:: Goal ::
Starting with the first line of the listing, quote each line exactly until and including the one with "import numpy as np", leaving pictures out.

:: Data block ::
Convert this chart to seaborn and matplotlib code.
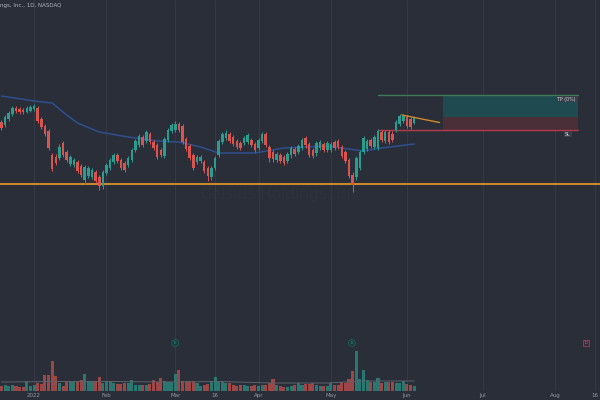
import matplotlib
matplotlib.use("Agg")
import matplotlib.pyplot as plt
import seaborn as sns
import numpy as np

# ---------------- data (daily bars, Dec 20 2021 .. Jun 3 2022) ----------------
opens = [178, 175, 181, 186, 192, 191, 190, 188, 189, 191, 192, 181, 174, 169, 145, 143, 142, 157, 148, 136,
         135, 138, 134, 120, 124, 123, 128, 123, 114, 127, 132, 138, 145, 140, 137, 135, 140, 150, 155, 163,
         159, 166, 158, 155, 150, 144, 160, 169, 170, 176, 174, 161, 154, 145, 138, 139, 138, 132, 123, 132,
         145, 158, 162, 166, 163, 159, 157, 157, 158, 160, 156, 152, 159, 166, 153, 148, 140, 145, 143, 139,
         145, 151, 148, 152, 162, 156, 150, 147, 152, 156, 150, 150, 158, 159, 153, 148, 140, 125, 123, 132,
         148, 151, 160, 153, 152, 168, 159, 168, 166, 170, 176, 179, 183, 181, 177]
closes = [172, 183, 187, 192, 189, 188, 188, 192, 193, 194, 179, 173, 166, 152, 131, 137, 153, 145, 140, 143,
          140, 129, 125, 133, 132, 130, 119, 114, 128, 135, 140, 145, 139, 132, 130, 142, 150, 159, 164, 155,
          168, 158, 152, 143, 145, 161, 170, 175, 176, 170, 158, 151, 142, 132, 143, 143, 129, 124, 132, 142,
          159, 166, 167, 159, 156, 153, 152, 162, 165, 155, 150, 160, 166, 155, 142, 141, 146, 139, 137, 146,
          152, 146, 154, 160, 155, 145, 144, 157, 158, 150, 157, 156, 152, 153, 144, 139, 124, 115, 142, 148,
          162, 159, 154, 163, 169, 160, 168, 158, 160, 178, 184, 184, 174, 173, 182]
highs = [180, 185, 189, 194, 194, 193, 192, 194, 195, 196, 194, 183, 176, 171, 147, 146, 156, 159, 150, 145,
         142, 140, 136, 135, 134, 132, 130, 125, 130, 137, 142, 147, 147, 142, 139, 144, 152, 161, 166, 165,
         170, 168, 160, 157, 152, 163, 172, 177, 179, 178, 176, 163, 156, 147, 145, 145, 140, 134, 134, 144,
         161, 168, 170, 168, 165, 161, 159, 164, 167, 162, 158, 162, 168, 168, 155, 150, 148, 147, 145, 148,
         154, 153, 156, 162, 164, 158, 152, 159, 160, 158, 159, 158, 160, 161, 155, 150, 142, 128, 144, 150,
         164, 161, 162, 165, 171, 170, 170, 170, 169, 180, 186, 186, 185, 183, 184]
lows = [170, 173, 179, 184, 187, 186, 186, 187, 188, 189, 177, 171, 164, 150, 129, 135, 140, 143, 138, 134,
        133, 127, 123, 116, 122, 121, 117, 110, 111, 125, 130, 136, 137, 130, 128, 133, 138, 148, 153, 153,
        157, 156, 150, 141, 143, 142, 158, 167, 168, 168, 156, 149, 140, 130, 136, 137, 127, 119, 120, 130,
        143, 156, 160, 157, 154, 151, 150, 155, 156, 153, 148, 150, 157, 153, 138, 138, 138, 137, 135, 137,
        142, 144, 146, 150, 152, 143, 142, 144, 150, 148, 148, 148, 150, 151, 142, 137, 122, 108, 120, 130,
        146, 149, 152, 151, 150, 158, 157, 156, 158, 168, 174, 177, 172, 171, 176]
volumes = [5, 6.5, 5, 6, 5, 4.5, 4, 10, 5, 6, 8, 7.5, 16, 16, 30, 15, 8, 5.5, 9, 10,
           9, 9.5, 11, 17, 10, 10, 10, 14, 8.5, 9, 9, 8, 7.5, 7.5, 8, 8.5, 11, 6, 6.5, 6,
           6.5, 7, 11, 9, 13, 10, 9.5, 9, 17, 21, 10, 10, 10, 10, 8, 5.5, 6, 7, 10.5, 14,
           10.5, 10, 8, 8, 6.5, 5, 6, 6.5, 5, 5, 6, 5, 6.5, 6.5, 8.5, 12, 6.5, 5, 4.5, 4.5,
           5, 6, 8, 6.5, 7.5, 7.5, 8.5, 6, 5.5, 5.5, 5.5, 8.5, 6, 6.5, 9.5, 8.5, 12.5, 20, 40, 12.5,
           21, 11, 9.5, 9.5, 13.5, 8.5, 9, 9, 9, 8.5, 8.5, 10, 7, 6, 5.5]

# moving average of price, read at a few bars
ma_idx = [0, 9, 14, 18, 21, 27, 35, 43, 49, 55, 60, 70, 78, 90, 100, 105, 114]
ma_vals = [204, 199, 197, 185, 177, 168, 163, 159, 158, 153, 147, 147, 152, 154, 149, 152, 156]
# moving average of volume, read at a few bars
vma_idx = [0, 15, 30, 45, 60, 75, 90, 100, 114]
vma_vals = [9, 9.5, 9.5, 9, 9.5, 8, 8, 10, 10]

tick_pos = [9, 29, 48, 59, 71, 91, 112, 133, 153, 164]
tick_labels = ["2022", "Feb", "Mar", "16", "Apr", "May", "Jun", "Jul", "Aug", "16"]

support_level = 116
tp_level, entry_level, sl_level = 205, 183, 170
pos_start, pos_box_start, pos_end = 104, 122, 159.2
trend_x = [110.6, 121]
trend_y = [185, 177.5]

events_x = [48, 96.8]
div_x = 161.5

# ---------------- style ----------------
BG = "#2a2e39"
GRID = "#353945"
UP = "#2a9d8f"
DOWN = "#d9534f"

sns.set_theme(style="dark")
plt.rcParams["font.family"] = ["DejaVu Sans"]

fig = plt.figure(figsize=(6, 4), dpi=100)
fig.patch.set_facecolor(BG)
ax = fig.add_axes([0, 9 / 400, 1, 391 / 400])
ax.set_facecolor(BG)

idx = np.arange(len(opens))
o = np.array(opens, float)
c = np.array(closes, float)
h = np.array(highs, float)
l = np.array(lows, float)
up = c >= o
cols = np.where(up, UP, DOWN)

# watermark
ax.text(77.5, 106, "Celsius Holdings, Inc.", fontsize=11, color="#2e323d",
        ha="center", va="center", zorder=0.5)

# support line
ax.axhline(support_level, color="#c8892c", lw=1.5, zorder=3)

# candles
ax.vlines(idx, l, h, colors=cols, lw=0.7, zorder=4)
ax.bar(idx, np.abs(c - o) + 0.4, bottom=np.minimum(o, c), width=0.7,
       color=cols, linewidth=0, zorder=5)

# price MA
sns.lineplot(x=ma_idx, y=ma_vals, ax=ax, color="#2f4f8f", lw=1.1, zorder=3)

# position tool
ax.fill_between([pos_box_start, pos_end], entry_level, tp_level, color="#1f4a4f", lw=0, zorder=1)
ax.fill_between([pos_box_start, pos_end], sl_level, entry_level, color="#4a2f39", lw=0, zorder=1)
ax.plot([pos_start, pos_end], [tp_level, tp_level], color="#3f7a5a", lw=1.0, zorder=2)
ax.plot([pos_start, pos_end], [sl_level, sl_level], color="#b8394a", lw=1.0, zorder=2)
ax.text(pos_end - 0.5, tp_level - 1.5, "TP (0%)", fontsize=3.4, color="#d1d4dc", ha="right", va="top",
        bbox=dict(boxstyle="square,pad=0.2", fc="#3a3e49", ec="none"), zorder=6)
ax.text(pos_end - 2.0, sl_level - 1.5, "SL", fontsize=3.4, color="#d1d4dc", ha="right", va="top",
        bbox=dict(boxstyle="square,pad=0.2", fc="#3a3e49", ec="none"), zorder=6)
ax.plot(trend_x, trend_y, color="#d08a2a", lw=1.0, zorder=6)

# events
for ex in events_x:
    ax.text(ex, -43, "E", fontsize=3, color=UP, ha="center", va="center",
            bbox=dict(boxstyle="circle,pad=0.35", fc="#1c3a3d", ec="#1f5f58", lw=0.6), zorder=6)
ax.text(div_x, -43, "D", fontsize=3, color="#d06080", ha="center", va="center",
        bbox=dict(boxstyle="square,pad=0.35", fc="#3a2b38", ec="#a03a60", lw=0.6), zorder=6)

ax.set_xlim(-0.414, 165.33)
ax.set_ylim(-91, 300)
ax.set_yticks([])
ax.set_xticks(tick_pos)
ax.set_xticklabels(tick_labels, fontsize=4, color="#9598a1")
ax.tick_params(axis="x", length=0, pad=1.2)
ax.grid(axis="x", color=GRID, lw=0.8)
ax.grid(axis="y", visible=False)
for s in ax.spines.values():
    s.set_visible(False)
ax.set_xlabel("")
ax.set_ylabel("")

# volume pane (overlay)
ax2 = ax.twinx()
ax2.set_zorder(ax.get_zorder() + 1)
ax2.patch.set_visible(False)
ax2.bar(idx, volumes, width=0.85, color=cols, alpha=0.65, linewidth=0)
sns.lineplot(x=vma_idx, y=vma_vals, ax=ax2, color="#5d616c", lw=0.7)
ax2.set_ylim(0, 391)
ax2.set_yticks([])
ax2.grid(False)
for s in ax2.spines.values():
    s.set_visible(False)
ax2.set_ylabel("")

fig.text(0.0, 1 - 5.5 / 400, "ngs, Inc., 1D, NASDAQ", fontsize=4, color="#b2b5be",
         ha="left", va="center")

fig.savefig("out.png", dpi=100, facecolor=BG)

:: Expected answer ::
Convert this chart to seaborn and matplotlib code.
import matplotlib
matplotlib.use("Agg")
import matplotlib.pyplot as plt
import seaborn as sns
import numpy as np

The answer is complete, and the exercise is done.